Claro, dos cristãos. São jovens, rapazes e raparigas, que estão decididos a morrer, da forma que for [passa com o polegar pelo pescoço, a simular uma decapitação], para não se converterem ao Islão, para não negarem Jesus Cristo. E não o dizem com medo ou em desespero. Dizem-no com muita honra: “Eu sou cristão e o céu não me vai deixar ficar mal”.
Também há jovens muçulmanos dispostos a morrer…
Mas não é a mesma coisa. Os jovens muçulmanos que se dispõem a morrer, fazem-no para matar muita gente. Isso não é martírio. Os cristãos morrem a defender a sua fé, por se manterem firmes na sua fé. Por viver a vida verdadeira. Não se pode comparar.

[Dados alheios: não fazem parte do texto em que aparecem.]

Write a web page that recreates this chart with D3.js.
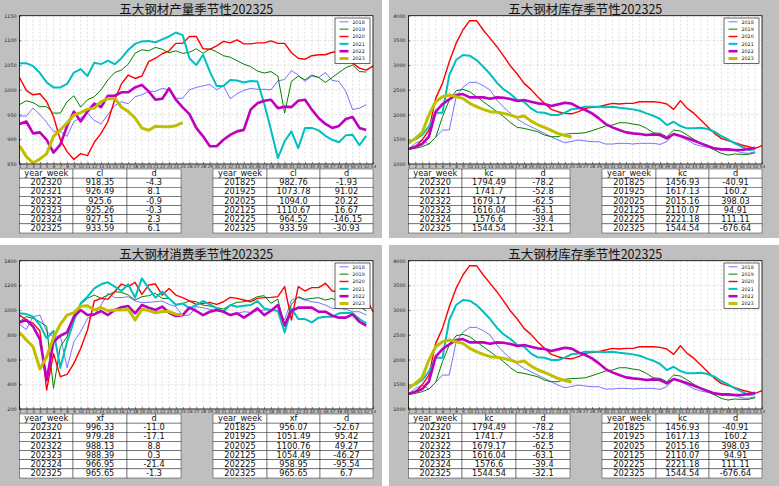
<!DOCTYPE html>
<html><head><meta charset="utf-8">
<script src="https://cdn.jsdelivr.net/npm/d3@7"></script>
<style>body{margin:0;background:#fff;} svg{display:block;}</style>
</head><body><svg id="c" width="779" height="486"></svg>
<script>
const weeks = d3.range(1, 54);
const years = ["2018","2019","2020","2021","2022","2023"];

// 产量 (cl)
const cl2018 = [947,947,963,950,934,916,916,906,936,943,953,938,931,950,968,976,972,986,990,997,997,1003,1000,983,982.76,1000,1005,1008,1011,1000,1008,982,992,999,1003,1001,1001,1000,1018,1021,1039,1030,1017,1028,1025,1035,1019,1017,997,960,963,970];
const cl2019 = [970,978,974,966,966,953,953,976,988,965,980,986,1000,1020,1035,1040,1052,1074,1081,1079,1086,1082,1075,1079,1073.78,1076,1083,1074,1083,1077,1069,1066,1059,1052,1047,1038,1034,1037,1028,953,1017,1028,1020,1030,1025,1015,1025,1035,1045,1050,1037,1036];
const cl2020 = [1025,999,990,992,976,946,899,875,859,871,867,894,912,936,980,1012,1030,1023,1028,1057,1064,1073,1079,1094,1094.0,1108,1108,1083,1082,1089,1098,1095,1101,1093,1093,1095,1095,1099,1094,1094,1075,1064,1062,1069,1071,1071,1076,1076,1067,1054,1044,1040,1048];
const cl2021 = [1054,1054,1048,1034,1015,1005,1005,1012,1035,1042,1028,1055,1052,1059,1052,1064,1081,1093,1098,1099,1096,1102,1108,1116,1110.67,1064,1050,1071,1037,1008,1008,1020,1019,1015,1018,1017,972,919,862,896,916,882,923,923,918,907,899,894,908,909,888,907];
const cl2022 = [931,936,912,914,899,873,889,927,956,936,956,972,965,988,988,995,995,1005,1010,997,980,982,1003,980,964.52,951,923,906,886,886,899,909,916,919,960,973,978,980,963,966,965,978,980,960,943,931,923,927,941,945,923,919];
const cl2023 = [887,865,852,860,871,906,919,933,949,954,961,963,976,982,983,965,956,943,922.65,918.35,926.49,925.6,925.26,927.51,933.59];

// 库存 (kc)
const kc2018 = [1303,1418,1485,1404,1539,1687,1687,2361,2550,2651,2651,2584,2496,2294,2146,2024,1910,1822,1755,1687,1620,1552,1485,1431,1456.93,1485,1465,1451,1451,1404,1404,1418,1418,1404,1418,1418,1418,1397,1451,1620,1552,1485,1404,1363,1337,1316,1283,1269,1269,1229,1215,1249];
const kc2019 = [1296,1316,1350,1404,1539,1957,2294,2483,2510,2463,2361,2260,2159,2058,1957,1835,1741,1721,1687,1653,1586,1552,1552,1600,1617.13,1620,1633,1674,1721,1768,1788,1835,1835,1808,1788,1721,1633,1620,1552,1687,1667,1586,1498,1418,1350,1283,1215,1181,1202,1195,1195,1229];
const kc2020 = [1296,1350,1485,1687,2328,2631,3069,3440,3710,3899,3899,3710,3541,3373,3184,2982,2820,2631,2510,2361,2227,2105,2058,2024,2015.16,2058,2125,2146,2159,2193,2227,2213,2227,2227,2260,2260,2260,2247,2213,2105,2280,2125,2024,1889,1755,1620,1519,1472,1431,1384,1350,1316,1370];
const kc2021 = [1451,1498,1586,1755,2038,2038,2800,3103,3204,3191,3103,2968,2820,2645,2510,2415,2294,2260,2125,2045,2038,1990,1990,2038,2110.07,2125,2159,2159,2159,2146,2159,2139,2125,2105,2078,2024,1977,1910,1788,1855,1768,1721,1721,1734,1707,1653,1566,1498,1418,1350,1283,1296];
const kc2022 = [1303,1350,1404,1552,2058,2213,2307,2395,2415,2348,2348,2348,2321,2348,2341,2314,2274,2294,2260,2227,2213,2173,2206,2240,2221.18,2146,2092,2024,1923,1808,1741,1687,1640,1620,1606,1586,1600,1586,1519,1606,1566,1519,1472,1418,1363,1316,1296,1296,1283,1283,1303,1330];
const kc2023 = [1418,1519,1633,1990,2260,2361,2395,2361,2328,2227,2159,2105,2058,2045,2024,1990,1943,1970,1872.69,1794.49,1741.7,1679.17,1616.04,1576.6,1544.54];

// 消费 (xf)
const xf2018 = [885,844,947,960,826,785,793,534,745,826,933,960,1041,1136,1101,1101,1109,1074,1060,1063,1068,1074,1047,1028,956.07,960,1028,1020,1006,993,993,960,974,987,982,995,1001,1001,993,920,1082,1101,1082,1068,1060,1041,1014,1014,1006,987,987,960];
const xf2019 = [906,947,933,906,866,367,704,785,960,1047,1095,1122,1095,1122,1149,1144,1122,1082,1109,1117,1136,1095,1095,1047,1051.49,1074,1068,1041,1033,1020,1009,1041,1063,1068,1082,1109,1117,1055,1090,866,1047,1109,1087,1095,1101,1082,1095,1063,1063,1055,1028,993];
const xf2020 = [960,920,893,831,354,650,462,480,569,690,839,1074,1095,1087,1149,1211,1190,1225,1128,1203,1211,1122,1176,1122,1100.76,1074,1047,1055,1063,1047,1068,1103,1095,1082,1068,1095,1101,1103,1109,1190,920,1190,1155,1182,1182,1217,1155,1149,1136,1109,1122,1095,987];
const xf2021 = [974,968,947,879,772,831,534,745,912,1055,1109,1176,1209,1225,1190,1155,1209,1101,1257,1176,1101,1149,1095,1041,1054.49,1014,1041,1074,1047,1014,987,1041,1028,1036,1041,1074,1014,1001,995,820,1014,928,928,901,939,947,947,974,979,974,928,893];
const xf2022 = [901,920,866,766,434,745,793,820,947,1001,960,966,993,960,1001,1023,1033,974,1041,1020,1001,1028,979,952,958.95,1020,993,960,987,1001,987,960,974,939,974,1014,960,995,1041,879,993,1020,1020,1020,987,987,955,939,939,966,906,874];
const xf2023 = [820,758,704,524,623,777,885,960,979,1032,1036,1001,1020,995,1001,1001,1006,920,1007.33,996.33,979.28,988.13,988.39,966.95,965.65];

// tables
const clRecent = [["202320","918.35","-4.3"],["202321","926.49","8.1"],["202322","925.6","-0.9"],["202323","925.26","-0.3"],["202324","927.51","2.3"],["202325","933.59","6.1"]];
const clYoY = [["201825","982.76","-1.93"],["201925","1073.78","91.02"],["202025","1094.0","20.22"],["202125","1110.67","16.67"],["202225","964.52","-146.15"],["202325","933.59","-30.93"]];
const kcRecent = [["202320","1794.49","-78.2"],["202321","1741.7","-52.8"],["202322","1679.17","-62.5"],["202323","1616.04","-63.1"],["202324","1576.6","-39.4"],["202325","1544.54","-32.1"]];
const kcYoY = [["201825","1456.93","-40.91"],["201925","1617.13","160.2"],["202025","2015.16","398.03"],["202125","2110.07","94.91"],["202225","2221.18","111.11"],["202325","1544.54","-676.64"]];
const xfRecent = [["202320","996.33","-11.0"],["202321","979.28","-17.1"],["202322","988.13","8.8"],["202323","988.39","0.3"],["202324","966.95","-21.4"],["202325","965.65","-1.3"]];
const xfYoY = [["201825","956.07","-52.67"],["201925","1051.49","95.42"],["202025","1100.76","49.27"],["202125","1054.49","-46.27"],["202225","958.95","-95.54"],["202325","965.65","6.7"]];

const styles = {
  "2018": {c:"#3a3aff", w:0.7},
  "2019": {c:"#008000", w:1.0},
  "2020": {c:"#ff0000", w:1.4},
  "2021": {c:"#00bfbf", w:2.0},
  "2022": {c:"#bf00bf", w:2.6},
  "2023": {c:"#bfbf00", w:3.0}
};

const panels = [
  {ox:0, oy:0, w:382, h:238, title:"五大钢材产量季节性202325", series:[cl2018,cl2019,cl2020,cl2021,cl2022,cl2023], dom:[850,1150], step:50, col:"cl", recent:clRecent, yoy:clYoY},
  {ox:389, oy:0, w:390, h:238, title:"五大钢材库存季节性202325", series:[kc2018,kc2019,kc2020,kc2021,kc2022,kc2023], dom:[1000,4000], step:500, col:"kc", recent:kcRecent, yoy:kcYoY},
  {ox:0, oy:245, w:382, h:241, title:"五大钢材消费季节性202325", series:[xf2018,xf2019,xf2020,xf2021,xf2022,xf2023], dom:[200,1400], step:200, col:"xf", recent:xfRecent, yoy:xfYoY},
  {ox:389, oy:245, w:390, h:241, title:"五大钢材库存季节性202325", series:[kc2018,kc2019,kc2020,kc2021,kc2022,kc2023], dom:[1000,4000], step:500, col:"kc", recent:kcRecent, yoy:kcYoY}
];

const svg = d3.select("#c");
const L = 19.5, R = 373, T = 15.7, B = 164;

panels.forEach(p => {
  const g = svg.append("g").attr("transform", `translate(${p.ox},${p.oy})`);
  g.append("rect").attr("width", p.w).attr("height", p.h).attr("fill", "#bfbfbf");
  g.append("rect").attr("x", L).attr("y", T).attr("width", R - L).attr("height", B - T).attr("fill", "#fff");

  const x = d3.scaleLinear().domain([1, 53]).range([L, R]);
  const y = d3.scaleLinear().domain(p.dom).range([B, T]);
  const yt = d3.range(p.dom[0], p.dom[1] + 1, p.step);

  // grid
  g.append("g").selectAll("line").data(weeks).join("line")
    .attr("x1", d => x(d)).attr("x2", d => x(d)).attr("y1", T).attr("y2", B)
    .attr("stroke", "#c8c8c8").attr("stroke-width", 0.6).attr("stroke-dasharray", "2,2");
  g.append("g").selectAll("line").data(yt).join("line")
    .attr("x1", L).attr("x2", R).attr("y1", d => y(d)).attr("y2", d => y(d))
    .attr("stroke", "#c8c8c8").attr("stroke-width", 0.6).attr("stroke-dasharray", "2,2");

  // axes
  const ax = g.append("g").attr("transform", `translate(0,${B})`)
    .call(d3.axisBottom(x).tickValues(weeks).tickSize(-2).tickPadding(1).tickFormat(d3.format("d")));
  ax.selectAll("text").attr("font-size", 4.2).attr("font-family", "DejaVu Sans").attr("fill", "#222");
  const ay = g.append("g").attr("transform", `translate(${L},0)`)
    .call(d3.axisLeft(y).tickValues(yt).tickSize(-2).tickPadding(3).tickFormat(d3.format("d")));
  ay.selectAll("text").attr("font-size", 4.8).attr("font-family", "DejaVu Sans").attr("fill", "#222");
  g.selectAll(".domain").attr("stroke", "none");
  g.selectAll(".tick line").attr("stroke", "#000").attr("stroke-width", 0.5);

  // lines
  const line = d3.line().x((d, i) => x(i + 1)).y(d => y(d));
  p.series.forEach((s, i) => {
    const st = styles[years[i]];
    g.append("path").datum(s).attr("d", line).attr("fill", "none")
      .attr("stroke", st.c).attr("stroke-width", st.w).attr("stroke-linejoin", "round");
  });

  // frame
  g.append("rect").attr("x", L).attr("y", T).attr("width", R - L).attr("height", B - T)
    .attr("fill", "none").attr("stroke", "#000").attr("stroke-width", 0.8);

  // title
  g.append("text").attr("x", (L + R) / 2).attr("y", 13.5).attr("text-anchor", "middle")
    .attr("font-family", "'Noto Sans CJK SC', sans-serif").attr("font-size", 12.5).attr("fill", "#111")
    .text(p.title);

  // legend
  const lg = g.append("g");
  lg.append("rect").attr("x", 335).attr("y", 18).attr("width", 35).attr("height", 45.5)
    .attr("fill", "#fff").attr("stroke", "#000").attr("stroke-width", 0.6);
  years.forEach((yr, i) => {
    const yy = 21.8 + i * 7.35;
    lg.append("line").attr("x1", 339.5).attr("x2", 348.5).attr("y1", yy).attr("y2", yy)
      .attr("stroke", styles[yr].c).attr("stroke-width", styles[yr].w);
    lg.append("text").attr("x", 352.5).attr("y", yy + 1.7).attr("font-size", 4.8)
      .attr("font-family", "DejaVu Sans").attr("fill", "#111").text(yr);
  });

  // tables
  const header = ["year_week", p.col, "d"];
  const drawTable = (cols, rows) => {
    const tb = g.append("g");
    const all = [header].concat(rows);
    const rh = (233 - 169) / 7;
    all.forEach((r, ri) => {
      r.forEach((c, ci) => {
        tb.append("rect").attr("x", cols[ci]).attr("y", 169 + ri * rh)
          .attr("width", cols[ci + 1] - cols[ci]).attr("height", rh)
          .attr("fill", "#fff").attr("stroke", "#333").attr("stroke-width", 0.5);
        tb.append("text").attr("x", (cols[ci] + cols[ci + 1]) / 2).attr("y", 169 + ri * rh + rh * 0.78)
          .attr("text-anchor", "middle").attr("font-size", 8.2).attr("font-family", "DejaVu Sans")
          .attr("fill", "#111").text(c);
      });
    });
  };
  drawTable([19.5, 73, 127, 181], p.recent);
  drawTable([213, 267, 320, 373], p.yoy);
});
</script></body></html>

O que leva daqui quando (e se) regressar à Síria?
Creio que levo o consolo das orações de tanta gente. Tenho estado longe da Síria durante algum tempo, e escutar tanta gente, escutar crianças pequenas a dizer “todos os dias rezo pela paz na Síria” é muito consolador.
Sente esse envolvimento no Ocidente, mesmo, como defende, que não haja uma perceção do que realmente acontece?
Na verdade, sempre que convidam a dar o meu testemunho, é porque há interesse. Mas não é o comum na maioria das pessoas. Estar na Síria dá-nos a ideia de que a vida é curta, de que podemos morrer hoje, muda-nos o ambiente. E, quando morremos, tudo recomeça, no céu, e as coisas materiais estão em segundo lugar. Quando chego a países como os da Europa ou da América, sinto que toda a gente está entretida com as coisas materiais.
Vejo que anda com o terço, anda com o hábito, não tem vergonha de mostrar que é católica. Qual é a imagem de um cristão no Médio Oriente?
Na Síria, os muçulmanos gostam muito dos cristãos. Estão preocupados com a diminuição da presença cristã na Síria. Estão mais preocupados eles do que os ocidentais.
Disseram-me isto a mim:
“Os cristãos são quem mantém o nível académico nas nossas universidades, os cristãos são os cultos, os que estudaram, os cristãos mantêm o nível cultural, mantêm os valores que a nossa sociedade não tem, como o perdão”.
O Islão da Síria é um Islão moderado, muito aberto, tolerante, e valoriza a presença cristã.
Este é um conflito religioso?
Religioso e económico.
Apoiar os grupos rebeldes é uma questão económica.